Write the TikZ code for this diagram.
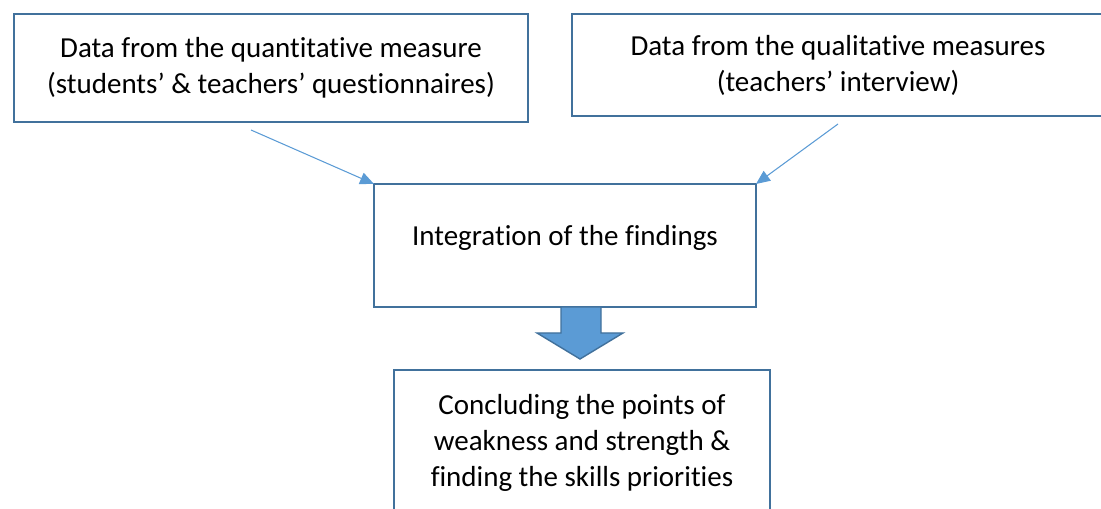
\documentclass[tikz,border=0pt]{standalone}
\usepackage{fontspec}
\setmainfont{Carlito}[Ligatures=NoCommon]
\usepackage{xcolor}
\usetikzlibrary{arrows.meta}

\definecolor{boxline}{HTML}{41719C}
\definecolor{linkblue}{HTML}{5B9BD5}

\begin{document}
\begin{tikzpicture}[
    x=0.02cm, y=-0.02cm,
    >={Triangle[length=0.28cm, width=0.24cm]},
    box/.style={rectangle, draw=boxline, line width=1.1pt, align=center, inner sep=0pt, outer sep=0pt, font=\fontsize{16.5}{20.5}\selectfont},
    link/.style={->, line width=0.6pt, draw=linkblue},
    bigarrow/.style={draw=boxline, fill=linkblue, line width=0.8pt, line join=miter}
]
\useasboundingbox (0,0) rectangle (1101,509);
\clip (0,0) rectangle (1101,509);

% Row 1: the two data sources
\node[box, minimum width=10.28cm, minimum height=2.16cm] (quant) at (271,68) {Data from the quantitative measure\\(students’ \& teachers’ questionnaires)};
\node[box, minimum width=10.64cm, minimum height=2.04cm] (qual) at (838,65) {Data from the qualitative measures\\(teachers’ interview)};

% Row 2: merging
\node[box, minimum width=7.64cm, minimum height=2.46cm, text height=0.3cm, text depth=0.3cm] (integ) at (565,245.5) {Integration of the findings};

% Row 3: outcome
\node[box, minimum width=7.52cm, minimum height=2.9cm] (concl) at (582,442.5) {Concluding the points of\\weakness and strength \&\\finding the skills priorities};

% Thin arrows into the middle box
\coordinate (quantout) at (251,130);
\coordinate (qualout) at (838,124);
\draw[link] (quantout) -- (integ.north west);
\draw[link] (qualout) -- (integ.north east);

% Block arrow down to the outcome
\draw[bigarrow] (561,307) -- (601,307) -- (601,333) -- (623,333) -- (580,359) -- (537,333) -- (561,333) -- cycle;

\end{tikzpicture}
\end{document}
* * * * * * *
▸ **What is required**
Images in the data above are to be skipped. Retype all other material exactly.

▸ **Expected output**
Write the TikZ code for this diagram.
\documentclass[tikz,border=0pt]{standalone}
\usepackage{fontspec}
\setmainfont{Carlito}[Ligatures=NoCommon]
\usepackage{xcolor}
\usetikzlibrary{arrows.meta}

\definecolor{boxline}{HTML}{41719C}
\definecolor{linkblue}{HTML}{5B9BD5}

\begin{document}
\begin{tikzpicture}[
    x=0.02cm, y=-0.02cm,
    >={Triangle[length=0.28cm, width=0.24cm]},
    box/.style={rectangle, draw=boxline, line width=1.1pt, align=center, inner sep=0pt, outer sep=0pt, font=\fontsize{16.5}{20.5}\selectfont},
    link/.style={->, line width=0.6pt, draw=linkblue},
    bigarrow/.style={draw=boxline, fill=linkblue, line width=0.8pt, line join=miter}
]
\useasboundingbox (0,0) rectangle (1101,509);
\clip (0,0) rectangle (1101,509);

% Row 1: the two data sources
\node[box, minimum width=10.28cm, minimum height=2.16cm] (quant) at (271,68) {Data from the quantitative measure\\(students’ \& teachers’ questionnaires)};
\node[box, minimum width=10.64cm, minimum height=2.04cm] (qual) at (838,65) {Data from the qualitative measures\\(teachers’ interview)};

% Row 2: merging
\node[box, minimum width=7.64cm, minimum height=2.46cm, text height=0.3cm, text depth=0.3cm] (integ) at (565,245.5) {Integration of the findings};

% Row 3: outcome
\node[box, minimum width=7.52cm, minimum height=2.9cm] (concl) at (582,442.5) {Concluding the points of\\weakness and strength \&\\finding the skills priorities};

% Thin arrows into the middle box
\coordinate (quantout) at (251,130);
\coordinate (qualout) at (838,124);
\draw[link] (quantout) -- (integ.north west);
\draw[link] (qualout) -- (integ.north east);

% Block arrow down to the outcome
\draw[bigarrow] (561,307) -- (601,307) -- (601,333) -- (623,333) -- (580,359) -- (537,333) -- (561,333) -- cycle;

\end{tikzpicture}
\end{document}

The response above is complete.